Protozoal diseases have been a global burden for decades, including fatal diseases that can lead to death, particularly in low- and middle-income countries. Many of these diseases are classified under Neglected Tropical Diseases (NTDs). Diseases such as malaria (Plasmodium spp.), Chagas disease (Trypanosoma cruzi), leishmaniasis (Leishmania spp.), primary amoebic meningoencephalitis (Naegleria fowleri), and trichomoniasis (Trichomonas vaginalis) continue to cause substantial morbidity and mortality. This review aims to address the growing urgency of protozoal drug resistance by consolidating current knowledge and highlighting recent advancements in treatment strategies. It responds to the rapid emergence of resistant strains and expanding gap between therapeutic needs and available options, emphasizing the importance of innovative, effective and sustainable approaches to antiprotozoal drug development.Although treatment options exist, the efficacy of many frontline and second-line drugs such as Amphotericin B and miltefosine has declined due to the widespread emergence of drug resistance. It has now become critical to explore the current state of drug resistance in these protozoal infections and to discuss recent advancements in drug discovery and therapeutic strategies.
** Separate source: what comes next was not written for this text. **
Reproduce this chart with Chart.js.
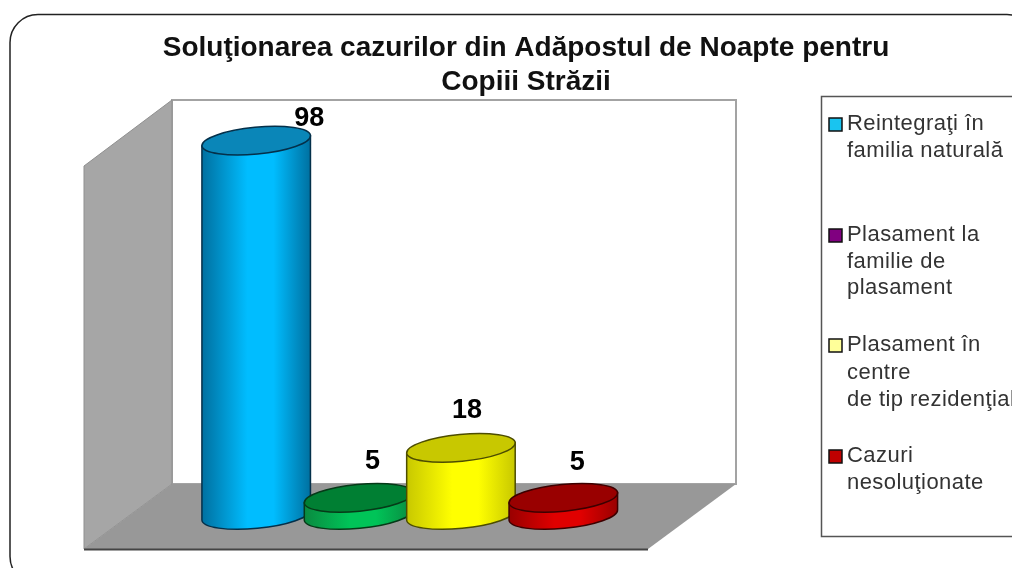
<!DOCTYPE html>
<html><head><meta charset="utf-8">
<style>html,body{margin:0;padding:0;background:#fff}#w{width:1012px;height:568px}</style>
<script src="https://cdn.jsdelivr.net/npm/chart.js@4"></script></head>
<body><div id="w"><canvas id="c" width="1012" height="568"></canvas></div>
<script>
const titleLines = ['Soluţionarea cazurilor din Adăpostul de Noapte pentru', 'Copiii Străzii'];
const categories = ['Reintegraţi în familia naturală', 'Plasament la familie de plasament', 'Plasament în centre de tip rezidenţial', 'Cazuri nesoluţionate'];
const values = [98, 5, 18, 5];
const legendLines = [['Reintegraţi în', 'familia naturală'], ['Plasament la', 'familie de', 'plasament'], ['Plasament în', 'centre', 'de tip rezidenţial'], ['Cazuri', 'nesoluţionate']];
const legendColors = ['#19c4f0', '#800080', '#ffff99', '#c00000'];
const sideEdge = ['#0070a0', '#0a8a40', '#c8c800', '#990000'];
const sideMid = ['#00bdff', '#00c458', '#ffff00', '#e00000'];
const topFill = ['#0a86b8', '#007f33', '#c8c800', '#990000'];
const outline = ['#04304a', '#063a18', '#4d4d00', '#3d0000'];
const labelShift = [[53, -22], [14, -36], [6, -37], [14, -35]];
const legendLineY = [[124, 151], [235, 262, 288], [345, 373, 400], [456, 483]];

const frame = {
  id: 'frame',
  beforeDraw(chart) {
    const g = chart.ctx;
    g.save();
    g.fillStyle = '#fff'; g.fillRect(0, 0, 1012, 568);
    g.beginPath(); g.roundRect(10, 14.5, 1025, 570, 28);
    g.strokeStyle = '#222'; g.lineWidth = 1.5; g.stroke();
    // back wall
    g.strokeStyle = '#a3a3a3'; g.lineWidth = 2;
    g.strokeRect(172, 100, 564, 384);
    // left wall
    g.beginPath(); g.moveTo(84, 166); g.lineTo(172, 100); g.lineTo(172, 484); g.lineTo(84, 549); g.closePath();
    g.fillStyle = '#a6a6a6'; g.fill();
    g.strokeStyle = '#8f8f8f'; g.lineWidth = 1; g.stroke();
    // floor
    g.beginPath(); g.moveTo(172, 484); g.lineTo(736, 484); g.lineTo(648, 549); g.lineTo(84, 549); g.closePath();
    g.fillStyle = '#989898'; g.fill();
    g.strokeStyle = '#444'; g.lineWidth = 2;
    g.beginPath(); g.moveTo(84, 549.5); g.lineTo(648, 549.5); g.stroke();
    // legend box
    g.strokeStyle = '#555'; g.lineWidth = 1.5;
    g.strokeRect(821.5, 96.5, 300, 440);
    g.font = '22px "Liberation Sans"'; g.letterSpacing = '0.45px'; g.textBaseline = 'middle'; g.textAlign = 'left';
    legendLines.forEach((lines, i) => {
      g.fillStyle = '#333';
      lines.forEach((t, j) => g.fillText(t, 847, legendLineY[i][j]));
      g.fillStyle = legendColors[i]; g.strokeStyle = '#111'; g.lineWidth = 1.5;
      g.fillRect(829, legendLineY[i][0] - 6, 13, 13);
      g.strokeRect(829, legendLineY[i][0] - 6, 13, 13);
    });
    g.letterSpacing = '0px';
    g.restore();
  }
};

const cylinders = {
  id: 'cylinders',
  afterLayout(chart) {
    const t = chart.titleBlock;
    t.left = 0; t.right = 1052; t.width = 1052;
  },
  beforeDatasetDraw(chart, args) {
    const g = chart.ctx, base = chart.scales.y.getPixelForValue(0) - 2, rot = -5.5 * Math.PI / 180, b = 13.4;
    args.meta.data.forEach((bar, i) => {
      const cx = bar.x, a = bar.width / 2, top = bar.y;
      const ex = a * Math.cos(rot), ey = a * Math.sin(rot);
      const grad = g.createLinearGradient(cx - ex, 0, cx + ex, 0);
      grad.addColorStop(0, sideEdge[i]); grad.addColorStop(0.42, sideMid[i]);
      grad.addColorStop(0.66, sideMid[i]); grad.addColorStop(1, sideEdge[i]);
      g.save();
      g.beginPath();
      g.moveTo(cx - ex, top - ey);
      g.lineTo(cx - ex, base - ey);
      g.ellipse(cx, base, a, b, rot, Math.PI, 0, true);
      g.lineTo(cx + ex, top + ey);
      g.closePath();
      g.fillStyle = grad; g.fill();
      g.strokeStyle = outline[i]; g.lineWidth = 1.5; g.stroke();
      g.beginPath(); g.ellipse(cx, top, a, b, rot, 0, Math.PI * 2);
      g.fillStyle = topFill[i]; g.fill(); g.stroke();
      g.restore();
    });
    return false;
  },
  afterDatasetsDraw(chart) {
    const g = chart.ctx;
    g.save();
    g.font = 'bold 27px "Liberation Sans"'; g.fillStyle = '#000';
    g.textAlign = 'center'; g.textBaseline = 'middle';
    chart.getDatasetMeta(0).data.forEach((bar, i) => {
      g.fillText(String(values[i]), bar.x + labelShift[i][0], bar.y + labelShift[i][1]);
    });
    g.restore();
  }
};

new Chart(document.getElementById('c'), {
  type: 'bar',
  data: { labels: categories, datasets: [{ data: values, backgroundColor: sideMid, barPercentage: 1.065, categoryPercentage: 1 }] },
  options: {
    responsive: false, animation: false, devicePixelRatio: 1,
    layout: { padding: { left: 205, right: 397.5, top: 31, bottom: 51 } },
    scales: {
      x: { display: false },
      y: { display: false, min: 0, max: 108.6 }
    },
    plugins: {
      legend: { display: false }, tooltip: { enabled: false },
      title: { display: true, text: titleLines, color: '#111', padding: { top: 0, bottom: 1 },
        font: { family: '"Liberation Sans"', size: 28, weight: 'bold', lineHeight: 34 / 28 } }
    }
  },
  plugins: [frame, cylinders]
});
</script></body></html>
This review highlights both traditional and modern approaches, including repurposing, screening, combination therapies and computational tools like in silico modelling. These methods offer promising avenues for identifying novel compounds and overcoming resistance mechanisms. Despite advances in individual domains, such as target identification or molecular docking, major challenges persist. Challenges include limited healthcare access in endemic areas, inadequate NTD funding, adaptive pathogen evolution and an underdeveloped antiprotozoal drug pipeline. This review underscores the urgent need for interdisciplinary research and innovative therapeutic interventions to outpace resistance and improve global health outcomes. This integration that bridges medicinal chemistry with in silico design can serve as a valuable reference for cross-disciplinary collaboration. Addressing these gaps is essential for developing sustainable, effective treatments for protozoal diseases in the post-resistance era.